Он оторван от своих церквей, от общин. Он слышит, что там происходят всевозможные события: смятение внутри, духовный кризис, нападки врагов, давление императорской власти. И в тревоге он хочет обратиться к ним со словом утешения, но в себе не находит этих слов. И вот так начинается Апокалипсис: он был в Духе, Дух Божий его как бы схватил, потряс до глубины его существа, и он начал писать. Он начал писать то, что он видел.

Я сомневаюсь, что видение было зримое. Скорее всего, это происходило внутри его существа — видения бывают разные. Почему я так думаю? Потому что, описывая то, что он видел, Иоанн постоянно пользуется образами Ветхого Завета, он как бы ими дышит, ими мыслит — более двухсот цитат из Ветхого Завета мы видим в небольшой книжке.

Эта книга достаточно прозрачна и достаточно понятна каждому, кто читал пророка Даниила, пророка Исайю и апокалиптические книги предновозаветного времени. То, что поверхностному взгляду кажется слишком туманным и загадочным, при ближайшем рассмотрении оказывается суммой весьма понятных символов.

Итак, начало. Hачало грозное и грандиозное.

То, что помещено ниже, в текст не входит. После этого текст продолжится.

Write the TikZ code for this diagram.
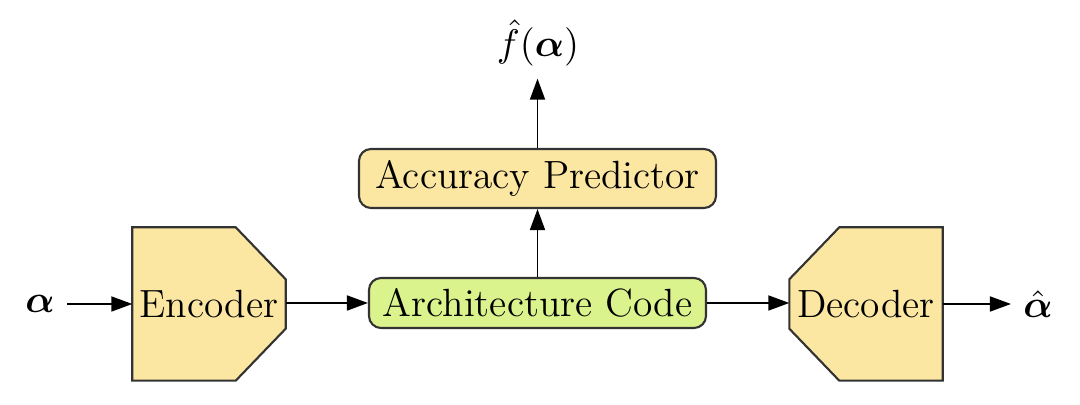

«Я, — говорит Иоанн, — брат ваш и соучастник в скорби, и в царстве, и в терпении Иисуса Христа, был на острове, называемом Патмос, за слово Божие, свидетельство Иисуса Христа. Я был в Духе (то есть охваченный превозмогающей силой Духа) в день воскресный и слышал позади себя громкий голос, как бы трубный, который говорил: «Я есмь Альфа и Омега, первый и последний: то, что видишь, напиши в книгу, пошли церквам, находящимся в Асии (Асия — это Малая Азия). Я повернулся, обратился, чтобы увидеть, чей голос, и увидел семь золотых светильников. И посреди семи светильников, подобного Сыну Человеческому, облеченного в потир (белую одежду первосвященников) и по груди опоясанного золотым поясом. Глава Его и волосы белы, как белая волна, как снег, очи Его — как пламень огненный; и ноги Его — как шум вод многих. Он держал в деснице Своей семь звезд, и из уст Его выходил острый с обеих сторон меч; и лицо Его — как солнце, сияющее в силе своей».

Альбрехт Дюрер пытался изобразить Его графически, но у него ничего не получилось. Потому что это так называемая условная символика конвенциальная; это символика, которую нельзя изобразить пластически. Ее надо понимать по смыслу, а не образно. Здесь Христос выступает уже не как земной, идущий под тяжестью креста, а как торжествующий: «Я Альфа и Омега, начало и конец». Он вечно соединяет небо и землю, поэтому он в одежде первосвященника. Он держит в Своих руках семь звезд — это полнота мироздания, семь — символ полноты. Он ходит среди семи светильников. Светильники — это общины христиан. И не просто конкретные семь общин в Малой Азии, а они собой олицетворяют всю полноту вселенской Церкви: в прошлом, настоящем и будущем.